Defense counsel did not request an instruction on the effect of prior threats or acts of violence by M.A. Assuming such an instruction would have been appropriate based on appellant’s testimony about his general belief that M.A. had acted as a pimp in the past, the bracketed paragraph of CALCRIM No. 3470 was a pinpoint instruction that was not required to be given sua sponte. (People v. Hughes (2002) 27 Cal.4th 287, 361.)
C. Cumulative Error
Because we have found no error, there are no errors to cumulate. (See People v. Calderon (2004) 124 Cal.App.4th 80, 93.)
The judgment is affirmed.
SIMONS, ACTING P. J.
1. Further statutory references are to the Penal Code.
2. The 16-year aggregate sentence included the three-year middle term for the assault count (§ 245, subd. (a)(1)), doubled to six years based on a prior conviction under the Three Strikes law (§ 1170.12, subd. (c)(1)), a consecutive three-year term for the great bodily injury enhancement (§ 12022.7, subd. (a)), a five-year serious felony prior conviction enhancement (§ 667, subd. (a)), and two one-year terms for two prior prison term enhancements (§ 667.5, subd. (b)).
3. We have reviewed the surveillance videos admitted into evidence and none of them show M.A. approaching appellant from behind in the moments before he threw her to the ground.
4. The court also gave CALCRIM No. 3404 regarding the defense of accident: “The defendant is not guilty of Attempted Murder or Assault with a Deadly Weapon if he acted without the intent required for [those crimes], but acted instead accidentally. You may not find the defendant guilty of Attempted Murder or Assault with a Deadly Weapon unless you are convinced beyond a reasonable doubt that he acted with the required intent.”
5. The court did not give a pinpoint instruction requested by the prosecution: “The term imminent danger means that the danger of death, great bodily injury or danger of unlawful touching must have existed or appeared to the defendant at the very time that he grabbed [M.A.] from behind. In other words the danger must appear to the defendant as immediate and present and not prospective or even in the near future. An imminent danger is one that, from appearances, must be instantly dealt with.”
6. Aris was overruled on unrelated grounds in People v. Humphrey (1996) 13 Cal.4th 1073, 1089.

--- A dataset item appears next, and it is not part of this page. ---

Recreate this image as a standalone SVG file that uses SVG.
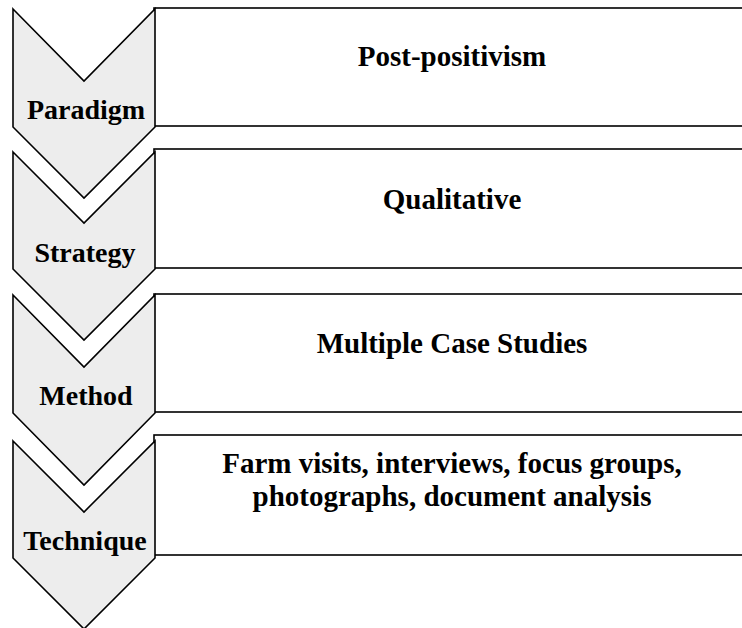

7. Section 1138 provides: “After the jury have retired for deliberation, if there be any disagreement between them as to the testimony, or if they desire to be informed on any point of law arising in the case, they must require the officer to conduct them into court. Upon being brought into court, the information required must be given in the presence of, or after notice to, the prosecuting attorney, and the defendant or his counsel, or after they have been called.”